Dataset section -

[Begin]

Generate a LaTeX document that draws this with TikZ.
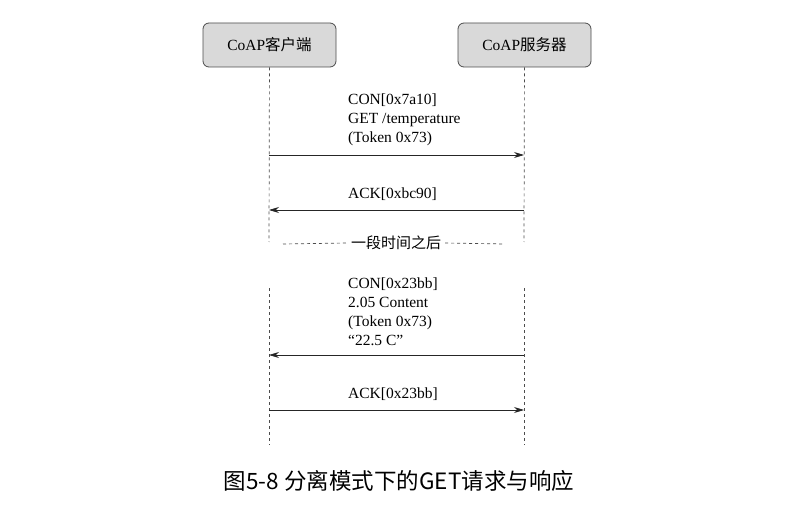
\documentclass[tikz,border=0pt]{standalone}
\usepackage{fontspec}
\setmainfont{Liberation Serif}
\newfontfamily\cjk{Noto Sans CJK SC}
\usetikzlibrary{arrows.meta}
\begin{document}
\begin{tikzpicture}[x=1pt,y=-1pt,
  actor/.style={draw=black!70,fill=black!15,rounded corners=6pt,minimum width=133pt,minimum height=44pt,font=\fontsize{15.5}{18}\selectfont,line width=0.8pt},
  life/.style={dashed,black!70,line width=0.7pt},
  msg/.style={-{Stealth[length=10pt,width=6pt]},line width=0.8pt,black!85},
  lbl/.style={anchor=south west,align=left,font=\fontsize{15.5}{19}\selectfont,inner sep=1pt}]
\useasboundingbox (0,0) rectangle (798,513);
\node[actor] (c) at (269.5,45) {CoAP{\cjk 客户端}};
\node[actor] (s) at (524.5,45) {CoAP{\cjk 服务器}};
\coordinate (c1) at (269,242); \coordinate (s1) at (524,242);
\coordinate (c2) at (269,288); \coordinate (s2) at (524,288);
\coordinate (c3) at (269,445); \coordinate (s3) at (524,445);
\draw[life] (c) -- (c1); \draw[life] (s) -- (s1);
\draw[life] (c2) -- (c3); \draw[life] (s2) -- (s3);
\coordinate (a1c) at (269,155); \coordinate (a1s) at (524,155);
\coordinate (a2c) at (269,210); \coordinate (a2s) at (524,210);
\coordinate (a3c) at (269,355); \coordinate (a3s) at (524,355);
\coordinate (a4c) at (269,410); \coordinate (a4s) at (524,410);
\draw[msg] (a1c) -- (a1s);
\draw[msg] (a2s) -- (a2c);
\draw[msg] (a3s) -- (a3c);
\draw[msg] (a4c) -- (a4s);
\node[lbl] (l1) at (347,147) {CON[0x7a10]\\GET /temperature\\(Token 0x73)};
\node[lbl] (l2) at (347,202) {ACK[0xbc90]};
\node[lbl] (l3) at (347,347) {CON[0x23bb]\\2.05 Content\\(Token 0x73)\\“22.5 C”};
\node[lbl] (l4) at (347,402) {ACK[0x23bb]};
\node[font=\cjk\fontsize{15}{17}\selectfont,fill=white,inner sep=4pt] (t) at (396,243) {一段时间之后};
\coordinate (d1) at (283,244); \coordinate (d2) at (505,244);
\draw[life] (d1) -- (t.west); \draw[life] (t.east) -- (d2);
\node[font=\cjk\fontsize{22.5}{25}\selectfont] (cap) at (399,481) {图5-8 分离模式下的GET请求与响应};
\end{tikzpicture}
\end{document}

[End]

Goal of the exercise -
Make an exact reproduction of the listing above, without any pictures.

Task result -
Generate a LaTeX document that draws this with TikZ.
\documentclass[tikz,border=0pt]{standalone}
\usepackage{fontspec}
\setmainfont{Liberation Serif}
\newfontfamily\cjk{Noto Sans CJK SC}
\usetikzlibrary{arrows.meta}
\begin{document}
\begin{tikzpicture}[x=1pt,y=-1pt,
  actor/.style={draw=black!70,fill=black!15,rounded corners=6pt,minimum width=133pt,minimum height=44pt,font=\fontsize{15.5}{18}\selectfont,line width=0.8pt},
  life/.style={dashed,black!70,line width=0.7pt},
  msg/.style={-{Stealth[length=10pt,width=6pt]},line width=0.8pt,black!85},
  lbl/.style={anchor=south west,align=left,font=\fontsize{15.5}{19}\selectfont,inner sep=1pt}]
\useasboundingbox (0,0) rectangle (798,513);
\node[actor] (c) at (269.5,45) {CoAP{\cjk 客户端}};
\node[actor] (s) at (524.5,45) {CoAP{\cjk 服务器}};
\coordinate (c1) at (269,242); \coordinate (s1) at (524,242);
\coordinate (c2) at (269,288); \coordinate (s2) at (524,288);
\coordinate (c3) at (269,445); \coordinate (s3) at (524,445);
\draw[life] (c) -- (c1); \draw[life] (s) -- (s1);
\draw[life] (c2) -- (c3); \draw[life] (s2) -- (s3);
\coordinate (a1c) at (269,155); \coordinate (a1s) at (524,155);
\coordinate (a2c) at (269,210); \coordinate (a2s) at (524,210);
\coordinate (a3c) at (269,355); \coordinate (a3s) at (524,355);
\coordinate (a4c) at (269,410); \coordinate (a4s) at (524,410);
\draw[msg] (a1c) -- (a1s);
\draw[msg] (a2s) -- (a2c);
\draw[msg] (a3s) -- (a3c);
\draw[msg] (a4c) -- (a4s);
\node[lbl] (l1) at (347,147) {CON[0x7a10]\\GET /temperature\\(Token 0x73)};
\node[lbl] (l2) at (347,202) {ACK[0xbc90]};
\node[lbl] (l3) at (347,347) {CON[0x23bb]\\2.05 Content\\(Token 0x73)\\“22.5 C”};
\node[lbl] (l4) at (347,402) {ACK[0x23bb]};
\node[font=\cjk\fontsize{15}{17}\selectfont,fill=white,inner sep=4pt] (t) at (396,243) {一段时间之后};
\coordinate (d1) at (283,244); \coordinate (d2) at (505,244);
\draw[life] (d1) -- (t.west); \draw[life] (t.east) -- (d2);
\node[font=\cjk\fontsize{22.5}{25}\selectfont] (cap) at (399,481) {图5-8 分离模式下的GET请求与响应};
\end{tikzpicture}
\end{document}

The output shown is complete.